Spijkerbroek MAURITS VAN LOON JONKHEER (1923-2006)
Maurits van Loon wilde iedereen in zijn eigen woning in Amsterdam tonen hoe regenten hebben geleefd...
Professor dr. jonkheer Maurits Van Loon, op 12 oktober op 83-jarige leeftijd na een val in zijn huis in Frankrijk overleden, was de laatste mannelijke telg van de Amsterdamse bankiers- en burgemeestersfamilie Van Loon, wiens voorvader een van de oprichters van de Vereenigd Oost-Indische Compagnie is geweest. Hij was gehuwd met Martine Labouchère, grootmeesteres van koningin Beatrix. Hij zag het als zijn publieke plicht zijn woning aan de Keizersgracht voor het publiek open te stellen zodat men in het Museum van Loon kon zien hoe de regenten in het verleden leefden. Koning Willem I verhief de Van Loons tot de adelstand.
Tot aan de Tweede Wereldoorlog hadden zijn grootouders tien tot vijftien bedienden, zeven koetsen met paarden, twee automobielen. Als zij per trein naar Zuid-Frankrijk vertrokken, reisde de chauffeur per auto met het bed van ‘mevrouw’ die in geen vreemd bed slapen kon. Maurits hield van zijn stad, steunde Amsterdams Stadsherstel dat oude panden opkocht, maar zijn grote passie was archeologie. Jarenlang verrichtte hij opgravingen onder de meest primitieve omstandigheden in het Nabije Oosten. Hij was de inspirerende leermeester van een generatie Nederlandse onderzoekers.
Hij werd in Amsterdam geboren, zijn vader en grootvader waren bankier, hij groeide op in Laren. ‘Onze generatie was de eerste die naar school ging. Mijn ouders en grootouders kregen alleen les van gouvernantes en privéleraren.

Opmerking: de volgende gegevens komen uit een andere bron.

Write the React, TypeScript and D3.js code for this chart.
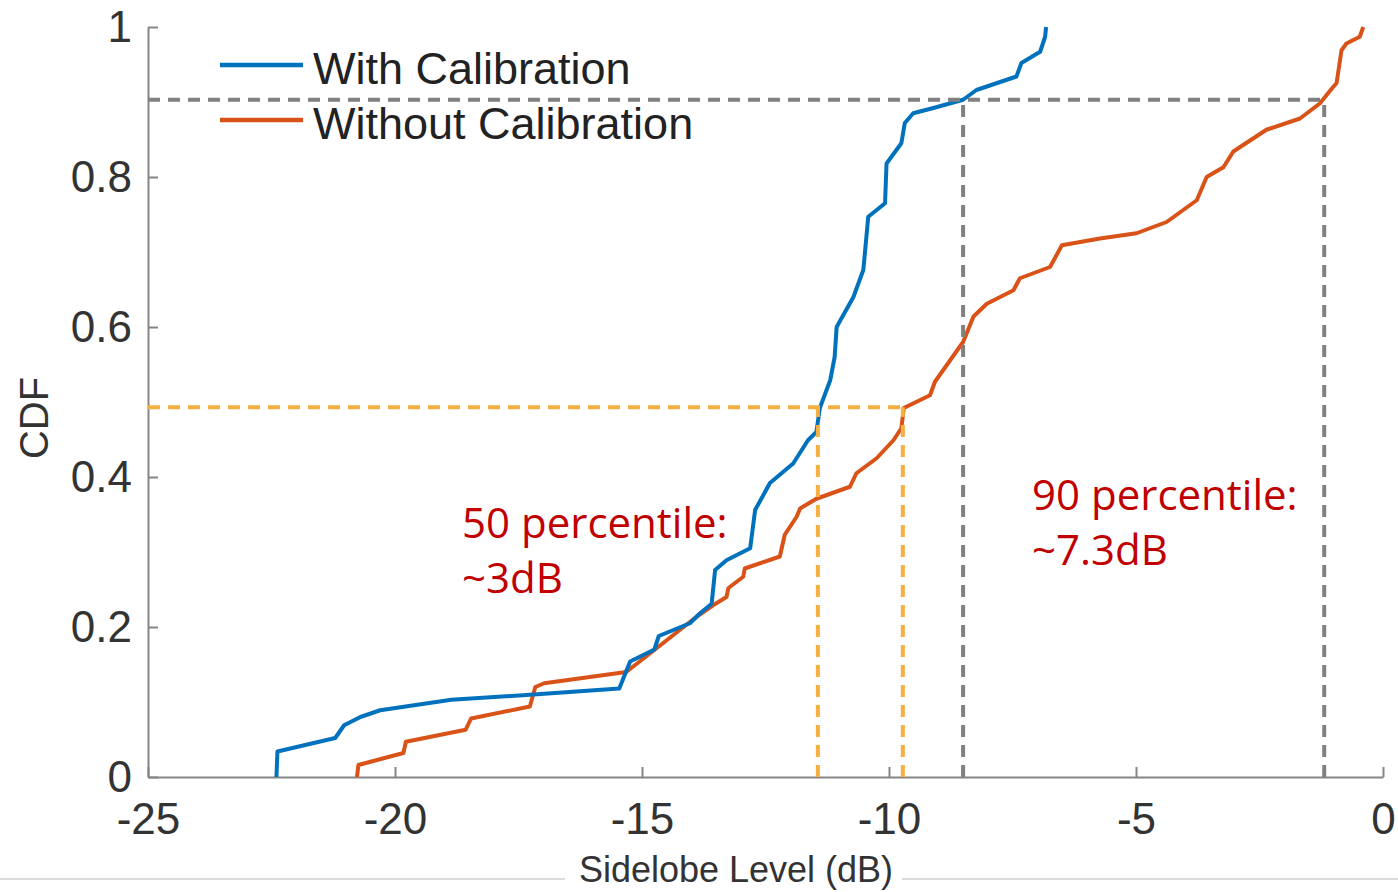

Je zou ze nu bijna analfabeet noemen, maar hun talen spraken zij vloeiend.’ Ook hij was een talenwonder.
Iedere week ging hij naar oma die hem bijbelles gaf. Hij was, al als kind, gefascineerd door de scherpe scheiding tussen upstairs en downstairs. ‘We kregen een vreemde mengeling van de aristocratische en de proletarische kijk op het leven. De klasse daartussen zagen wij nooit.’
Wereldvreemd ging hij in Utrecht rechten studeren en ‘als ze me gezegd hadden dat een brood honderd gulden kostte, had ik dat geloofd.’ Hij moest als dwangarbeider naar Duitsland, maar werd ziek en mocht naar huis.
Ook Maurits was even bankier, hield traditionele bals masqués in de grachtenwoning die hij erfde en trad in diplomatieke dienst. Op de eerste kennismakingsdag vroeg hij volgens een jaargenoot of ‘wij onze valet mee mochten nemen’. Hij werd uitgezonden naar Dublin en Latijns-Amerika, maar verveelde zich en kon niet genoeg aan archeologie doen, waaraan hij sinds het gymnasium verslingerd was.
Hij nam in 1958 ontslag, ‘mijn familie dacht dat ik krankzinnig was geworden’ en ging archeologie studeren aan de Columbia University in New York. In 1964 werd hij hoogleraar aan het Oriental Institute in Chicago en in 1973 in Amsterdam. Hij nodigde zijn nieuwe assistent, Diederik Meijer, uit voor de lunch. ‘Ik ging gewoon in spijkerbroek. We werden aan tafel bediend door een ober in livrei.’
Hij trok jaarlijks, ruim 25 jaar, naar Turkije, Syrië, Iran en Irak, het oude Mesopotamië. Met eindeloos geduld werkte hij in het stof, hielp de studenten, kookte mee in de veldkeuken en gaf aan het eind van het seizoen een feest voor de lokale bevolking, die hij in haar eigen taal toesprak.
Hij vond dat je nooit iets moest weggooien, geen oude schoenen, geen kapotte hamer. Hij wilde alles repareren, ook op de Keizersgracht waar hij woonde boven het museum. Hij liep er nog vaak rond, statig en broos met wandelstok of Nordic sticks. Zijn grote huiver: te lijken op een levend museumstuk.